Tesla Q4 Deliveries Fall 16%, Energy Storage Deployments Hit 46.7 GWh
Tesla delivered 418,227 vehicles in Q4 2025, missing the ~426,000 consensus and down 16% year-over-year, causing full-year deliveries to slip 8.5% to 1.64 million units. Record Q4 energy storage deployments of 46.7 GWh and mixed analyst outlooks, including a $425 target from Morgan Stanley, highlight shifting investor focus.
1. Fourth-Quarter Deliveries Fall Short of Expectations
Tesla reported fourth-quarter vehicle deliveries of 418,227 units, a 16% year-over-year decline and below Wall Street consensus estimates of approximately 426,000 units. This marks the second consecutive year of quarterly delivery declines for the company. Full-year deliveries totaled 1.64 million vehicles, representing an 8.5% drop from the prior year. CEO Elon Musk conceded that the expiration of the federal electric vehicle tax credit and the resulting pull-forward of demand into the third quarter created headwinds that weighed on year-end performance.
2. U.S. EV Demand Contracts after Tax Credit Expiry
After the $7,500 federal EV incentive expired on September 30, U.S. electric-vehicle market share slid from a peak of 11.6% in September to just 5.9% in October. Tesla’s deliveries in the domestic market were particularly affected, contributing to a broader 50% month-over-month plunge in total EV registrations. Smaller EV startups have reported even steeper declines; for example, Rivian delivered 13,702 vehicles in the third quarter and Lucid posted a net loss of $978 million in that period, underscoring the challenges faced by lower-volume producers without Tesla’s scale.
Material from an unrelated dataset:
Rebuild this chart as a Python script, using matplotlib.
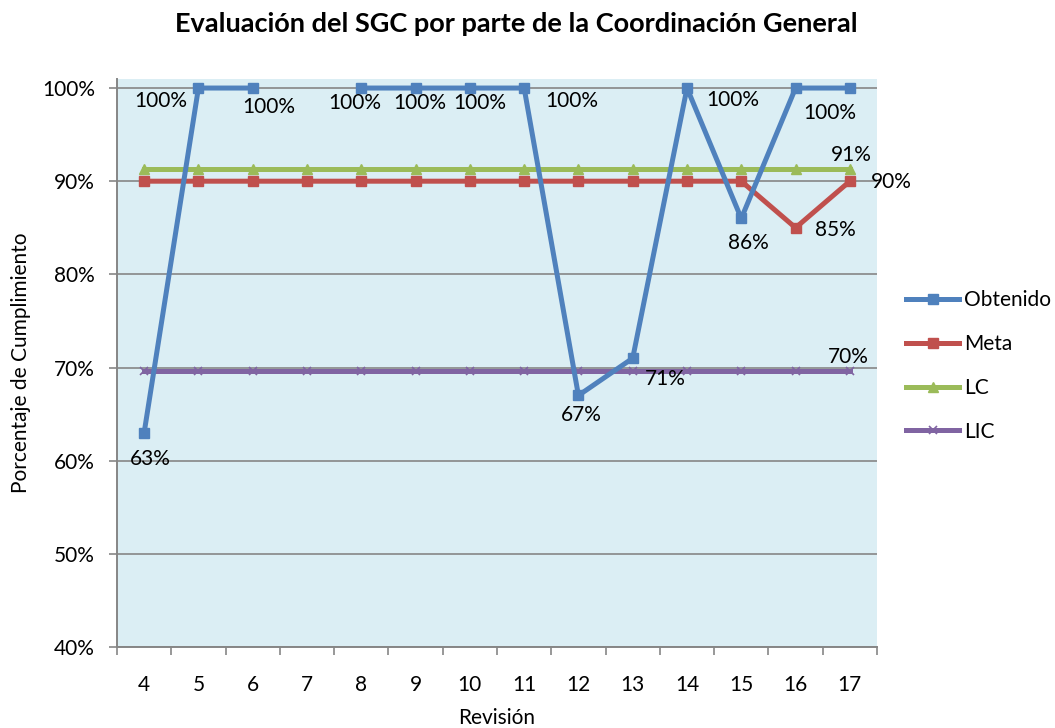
import numpy as np
import matplotlib
matplotlib.use("Agg")
import matplotlib.pyplot as plt
from matplotlib.ticker import PercentFormatter

plt.rcParams['font.family'] = ['Lato', 'DejaVu Sans']

revisiones = ["4", "5", "6", "7", "8", "9", "10", "11", "12", "13", "14", "15", "16", "17"]
obtenido = [0.63, 1.00, 1.00, np.nan, 1.00, 1.00, 1.00, 1.00, 0.67, 0.71, 1.00, 0.86, 1.00, 1.00]
meta = [0.90] * 11 + [0.90, 0.85, 0.90]
lc = [0.913] * 14
lic = [0.696] * 14

# data labels: (index, dx_px, dy_px)  dy positive = down
obt_labels = [(0, 6, 26), (1, -38, 13), (2, 16, 19), (4, -7, 15), (5, 4, 15), (6, 10, 15),
              (7, 48, 13), (8, 3, 20), (9, 33, 21), (10, 46, 12), (11, 7, 25), (12, 34, 25)]
meta_labels = [(12, 40, 2), (13, 41, 1)]
lc_labels = [(13, 1, -14)]
lic_labels = [(13, -2, -14)]

C_OBT = "#4F81BD"
C_META = "#C0504D"
C_LC = "#9BBB59"
C_LIC = "#8064A2"
GRID = "#868686"

W, H = 1055, 728
fig = plt.figure(figsize=(W / 100, H / 100), dpi=100)
ax = fig.add_axes([117 / W, (H - 647) / H, (877 - 117) / W, (647 - 79) / H])
ax.set_facecolor("#DBEEF4")

x = np.arange(len(revisiones))
lw = 3.6
ax.plot(x, lic, color=C_LIC, lw=lw, marker="x", ms=6, mew=1.2, label="LIC", zorder=3)
ax.plot(x, lc, color=C_LC, lw=lw, marker="^", ms=7, label="LC", zorder=3)
ax.plot(x, meta, color=C_META, lw=lw, marker="s", ms=7, label="Meta", zorder=4)
ax.plot(x, obtenido, color=C_OBT, lw=lw, marker="s", ms=7, label="Obtenido", zorder=5)

ax.set_xlim(-0.5, len(revisiones) - 0.5)
ax.set_ylim(0.4, 1.0097)
ax.set_yticks([0.4, 0.5, 0.6, 0.7, 0.8, 0.9, 1.0])
ax.yaxis.set_major_formatter(PercentFormatter(1.0, decimals=0))
ax.set_xticks(x)
ax.set_xticklabels(revisiones)
ax.set_xticks(np.arange(-0.5, len(revisiones), 1.0), minor=True)
ax.tick_params(axis="x", which="major", length=0, pad=20, labelsize=15)
ax.tick_params(axis="x", which="minor", length=5.8, width=1.2, color=GRID, direction="out")
ax.tick_params(axis="y", length=5.8, width=1.2, color=GRID, labelsize=15, pad=10)
ax.grid(axis="y", color=GRID, lw=1.2, zorder=1)
ax.set_axisbelow(True)
for s in ["top", "right"]:
    ax.spines[s].set_visible(False)
for s in ["left", "bottom"]:
    ax.spines[s].set_color(GRID)
    ax.spines[s].set_linewidth(1.4)

def put(series, labels):
    for i, dx, dy in labels:
        v = series[i]
        ax.annotate(f"{v*100:.0f}%", (x[i], v), xytext=(dx / 1.389, -dy / 1.389),
                    textcoords="offset points", ha="center", va="center",
                    fontsize=15, color="black", zorder=6)

put(obtenido, obt_labels)
put(meta, meta_labels)
put(lc, lc_labels)
put(lic, lic_labels)

ax.set_ylabel("Porcentaje de Cumplimiento", fontsize=15)
ax.yaxis.set_label_coords(-(117 - 31) / (877 - 117), 0.5)
ax.set_xlabel("Revisión", fontsize=15)
ax.xaxis.set_label_coords(0.5, -(708 - 647) / (647 - 79))

fig.suptitle("Evaluación del SGC por parte de la Coordinación General",
             x=516 / W, y=1 - 24 / H, fontsize=19.5, fontweight="bold", va="center")

h, l = ax.get_legend_handles_labels()
order = [3, 2, 1, 0]
ax.legend([h[i] for i in order], [l[i] for i in order], loc="upper left",
          bbox_to_anchor=(898 / W, (H - 282) / H), bbox_transform=fig.transFigure,
          frameon=False, fontsize=15, handlelength=2.55, handletextpad=0.2,
          labelspacing=1.14, borderaxespad=0)

fig.savefig("out.png", dpi=100)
3. Chinese Rival BYD Seizes Global Crown
With Tesla’s deliveries down 9% for the full year, China’s BYD surged ahead, reporting a 28% increase in pure-battery EV sales to 2.26 million units in 2025. BYD’s aggressive international expansion, particularly in Europe, and competitive pricing strategy enabled it to overtake Tesla as the world’s top EV maker. This shift highlights intensifying competition from lower-cost Chinese automakers and signals a pivotal moment in the global EV market structure.
4. Growth in Energy Storage and Robotaxi Plans Provide Silver Linings
While automotive volumes have softened, Tesla’s non-vehicle segments delivered record results. Energy storage deployments in the fourth quarter rose to 46.7 gigawatt-hours, a nearly 50% year-over-year increase, driven by strong demand from data centers and renewable-power integration projects. Looking ahead, analysts at Morgan Stanley and others view 2026 as a critical year for Tesla’s robotaxi commercialization and full-self-driving ambitions. Continued execution in energy, robotics and autonomy could be the primary drivers of the company’s valuation going forward.